I was wondering if I could just run a cleanup thread that would handle disposing of these objects instead of the main thread; would this create any issues later on? I don't have time right now to test it, so I figured I'd ask here.

Edit: Upon closer inspection I'm going to guess that destroying rigidbodys and shapes is not thread-safe.

Edit2: I'm using the C# wrapper BulletSharpPInvoke to call the bullet API functions from Unity code. SimpleProfiler is a thin wrapper for .NET's StopWatch class which is capable of measuring microseconds accurately. Upon doing more profiling, I've found that World.RemoveCollisionObject is what's taking up all the time.

Edit3: I've identified the issue as being a call to Unity's Debug.Log which I omitted from the below code snippet and was taking up 99% of the time. I'm surprised at how slow it was, sorry for the false dilemma.

Why is destroying these objects taking so long? Each one is taking 1.5ms

Code being called per rigid body destruction

Code: Select all

    private void OnDestroy()
    {
        SimpleProfiler.StartSample("BtRigidBody Destroy");
        if (world != null)
            world.World.RemoveCollisionObject(btRigidBody);
        if (btRigidBody.MotionState != null)
            btRigidBody.MotionState.Dispose();
        btRigidBody.Dispose();
        SimpleProfiler.EndSample();
    }
From profiler output

Code: Select all

[...]
[11/18/2014] 11:31:29 PM BtRigidBody Destroy: 1ms (17680 tick(s))
[11/18/2014] 11:31:29 PM BtRigidBody Destroy: 2ms (21268 tick(s))
[11/18/2014] 11:31:29 PM BtRigidBody Destroy: 1ms (18813 tick(s))
[11/18/2014] 11:31:29 PM BtRigidBody Destroy: 1ms (16155 tick(s))
[11/18/2014] 11:31:29 PM BtRigidBody Destroy: 1ms (15530 tick(s))
[11/18/2014] 11:31:29 PM BtRigidBody Destroy: 1ms (19113 tick(s))
[11/18/2014] 11:31:29 PM BtRigidBody Destroy: 1ms (15306 tick(s))
[...]

Re: Is it safe to dispose of shapes/rigid bodies in a thread

Posted: Wed Nov 19, 2014 10:53 am
by c6burns
I don't understand where that OnDestroy method comes from. Are you using some bullet implementation for Unity where that exists? Also what does "dispose" mean? Free up the memory? Or perform all of the operations required to remove the btRigidBody from the world *and then* free up the memory? If the latter then no, that's not thread safe. You shouldn't change anything about the world while it is being stepped in another thread.

Anyway, what is actually happening inside those methods being called in OnDestroy is unclear.

Re: Is it safe to dispose of shapes/rigid bodies in a thread

Posted: Wed Nov 19, 2014 12:39 pm
by Basroil
Deleting rigid bodies shouldn't take 1ms even on an old 386, there's definitely something going on that you can improve on. My personal guess is that your profiler is just mistaken (removing and deleting should be in the micro-second level rather than millisecond), though "destroy" function might be at fault if it's not the profiler.

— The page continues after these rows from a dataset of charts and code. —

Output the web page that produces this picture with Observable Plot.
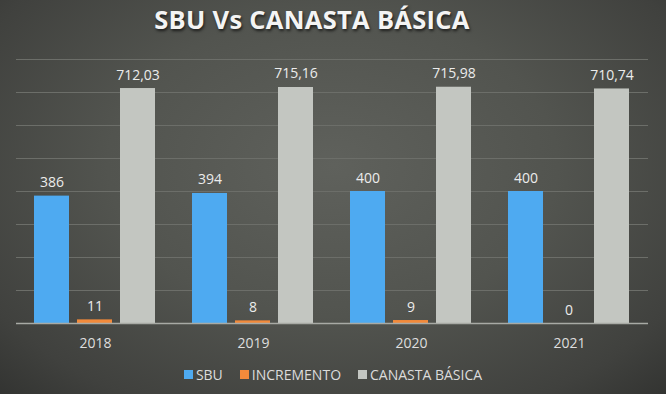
<!DOCTYPE html>
<html>
<head>
<meta charset="utf-8">
<script src="https://cdn.jsdelivr.net/npm/d3@7"></script>
<script src="https://cdn.jsdelivr.net/npm/@observablehq/plot@0.6"></script>
<style>
  html, body { margin: 0; padding: 0; background: #3a3b38; }
  #chart {
    position: relative; width: 666px; height: 394px; overflow: hidden;
    background: radial-gradient(ellipse 75% 85% at 50% 42%, #5f615c 0%, #52544f 45%, #40413e 80%, #2f302e 100%);
    font-family: "Open Sans", sans-serif;
  }
  #title {
    height: 44px; line-height: 38px; text-align: center; color: #f4f4f4;
    font-weight: 700; font-size: 25.5px; letter-spacing: 0.3px;
    text-shadow: 1px 2px 3px rgba(0,0,0,0.65);
    transform: translateX(-21px);
  }
  #plot svg { display: block; }
  #legend {
    position: absolute; left: 0; top: 363px; width: 666px; height: 22px;
    display: flex; justify-content: center; align-items: center; gap: 17px;
    color: #dcdcdc; font-size: 14px;
  }
  .item { display: flex; align-items: center; gap: 3px; }
  .sw { width: 9px; height: 9px; display: inline-block; }
</style>
</head>
<body>
<div id="chart">
  <div id="title">SBU Vs CANASTA BÁSICA</div>
  <div id="plot"></div>
  <div id="legend"></div>
</div>
<script>
const years = ["2018", "2019", "2020", "2021"];
const series = ["SBU", "INCREMENTO", "CANASTA BÁSICA"];
const sbu = [386, 394, 400, 400];
const incremento = [11, 8, 9, 0];
const canasta = [712.03, 715.16, 715.98, 710.74];
const colors = ["#4eaaf1", "#f28a3b", "#c3c6c1"];
const gridTicks = [100, 200, 300, 400, 500, 600, 700, 800];

const values = [sbu, incremento, canasta];
const data = years.flatMap((yr, i) =>
  series.map((s, j) => ({ year: yr, serie: s, value: values[j][i] }))
);
const fmt = d => d.serie === "CANASTA BÁSICA"
  ? d.value.toFixed(2).replace(".", ",")
  : String(d.value);

const chart = Plot.plot({
  width: 666,
  height: 316,
  marginTop: 15,
  marginBottom: 37,
  marginLeft: 16,
  marginRight: 18,
  style: { background: "transparent", color: "#dcdcdc", fontFamily: "Open Sans, sans-serif" },
  fx: { domain: years, padding: 0, label: null },
  x: { domain: series, paddingInner: 0.18, paddingOuter: 0.42, axis: null },
  y: { domain: [0, 800], axis: null },
  color: { domain: series, range: colors },
  marks: [
    Plot.gridY(gridTicks, { stroke: "#6c6e69", strokeOpacity: 1, strokeWidth: 1 }),
    Plot.barY(data, { fx: "year", x: "serie", y: "value", fill: "serie" }),
    Plot.ruleY([0], { stroke: "#a8aaa5", strokeWidth: 1.5 }),
    Plot.text(data, { fx: "year", x: "serie", y: "value", text: fmt, dy: -9, lineAnchor: "bottom", fill: "#ececec", fontSize: 14 }),
    Plot.axisFx({ anchor: "bottom", tickSize: 0, tickPadding: 15, fontSize: 14, fill: "#dedede", label: null })
  ]
});
document.getElementById("plot").appendChild(chart);

const legend = document.getElementById("legend");
series.forEach((s, i) => {
  const it = document.createElement("div");
  it.className = "item";
  it.innerHTML = `<span class="sw" style="background:${colors[i]}"></span><span>${s}</span>`;
  legend.appendChild(it);
});
</script>
</body>
</html>
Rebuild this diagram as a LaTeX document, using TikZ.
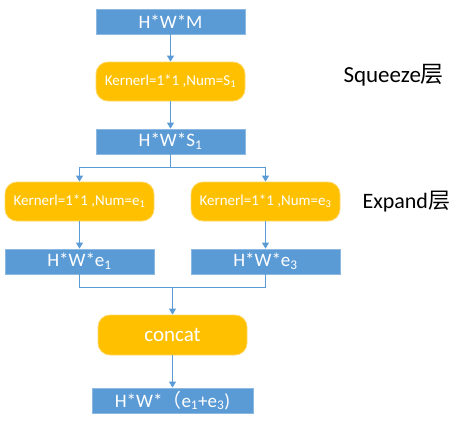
\documentclass[tikz,border=0pt]{standalone}
\usepackage{fontspec}
\setmainfont{Carlito}
\newfontfamily\cjk{Noto Sans CJK SC}
\usetikzlibrary{arrows.meta,positioning}
\definecolor{boxblue}{HTML}{5B9BD5}
\definecolor{boxedge}{HTML}{8DB8E2}
\definecolor{opgold}{HTML}{FFC000}
\definecolor{opedge}{HTML}{FFD766}
\newcommand\subx[1]{\textsubscript{#1}}
\tikzset{
  datbox/.style={draw=boxedge, line width=0.8pt, fill=boxblue, text=white, minimum width=149pt, minimum height=25pt, inner sep=0pt, font=\fontsize{19}{19}\selectfont},
  opbox/.style={draw=opedge, line width=0.8pt, fill=opgold, text=white, rounded corners=12pt, minimum width=149pt, minimum height=39pt, inner sep=0pt, font=\fontsize{15}{15}\selectfont},
  arr/.style={draw=boxblue, line width=0.9pt, -{Triangle[width=7pt,length=6pt]}},
  lbl/.style={font=\fontsize{23}{23}\selectfont, text=black}
}
\begin{document}
\begin{tikzpicture}[x=1pt,y=-1pt]
\useasboundingbox (0,0) rectangle (465,428);
\node[datbox] (top) at (170.5,21.5) {H*W*M};
\node[opbox] (k1) at (170.5,81.5) {Kernerl=1*1 ,Num=S\subx{1}};
\node[datbox] (s1) at (170.5,141.5) {H*W*S\subx{1}};
\node[opbox] (kl) at (79.5,201.5) {Kernerl=1*1 ,Num=e\subx{1}};
\node[opbox] (kr) at (265.5,201.5) {Kernerl=1*1 ,Num=e\subx{3}};
\node[datbox] (e1) at (79.5,261.5) {H*W*e\subx{1}};
\node[datbox] (e3) at (265.5,261.5) {H*W*e\subx{3}};
\node[opbox, minimum height=40pt, font=\fontsize{21}{21}\selectfont] (cc) at (172.5,335) {concat};
\node[datbox, minimum width=161pt] (out) at (172.5,400.5) {H*W*{\cjk （}e\subx{1}+e\subx{3})};
\node[lbl, anchor=west] (sq) at (340,75) {Squeeze{\cjk 层}};
\node[lbl, anchor=west, font=\fontsize{22}{22}\selectfont] (ex) at (359,202) {Expand{\cjk 层}};
\draw[arr] (top) -- (k1);
\draw[arr] (k1) -- (s1);
\coordinate (split) at (170.5,167);
\draw[boxblue, line width=0.9pt] (s1.south) -- (split);
\draw[arr] (split) -| (kl.north);
\draw[arr] (split) -| (kr.north);
\draw[arr] (kl) -- (e1);
\draw[arr] (kr) -- (e3);
\coordinate (merge) at (172.5,287);
\draw[boxblue, line width=0.9pt] (e1.south) |- (merge);
\draw[boxblue, line width=0.9pt] (e3.south) |- (merge);
\draw[arr] (merge) -- (cc.north);
\draw[arr] (cc) -- (out);
\end{tikzpicture}
\end{document}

Bodies must be removed only when the world is not being stepped, so that part must be done sequentially after stepping ends and before the next. After that you can take care of cleanup whenever/whereever you like.

Re: Is it safe to dispose of shapes/rigid bodies in a thread

Posted: Wed Nov 19, 2014 1:04 pm
by xexuxjy
Out of interest , how have you integrated bullet into Unity, is it using Andres Traks wrapper, or a pure managed code version. Regardless, i'd be very surprised if it was thread safe. I would also suspect that SimpleProfiler really won't give you very good timings for such a small operation.

Re: Is it safe to dispose of shapes/rigid bodies in a thread

Posted: Wed Nov 19, 2014 10:27 pm
by Slight0
Sorry, perhaps I should have mentioned I'm using the C# wrapper BulletSharpPInvoke (repository link)
c6burns wrote:I don't understand where that OnDestroy method comes from. Are you using some bullet implementation for Unity where that exists? Also what does "dispose" mean? Free up the memory? Or perform all of the operations required to remove the btRigidBody from the world *and then* free up the memory? If the latter then no, that's not thread safe. You shouldn't change anything about the world while it is being stepped in another thread.

Anyway, what is actually happening inside those methods being called in OnDestroy is unclear.
I'm using my own implementation for Unity that uses BulletSharpPInvoke to call into the Bullet API. OnDestroy is a callback from Unity that is called when a GameObject is being destroyed and removed from memory; a destructor.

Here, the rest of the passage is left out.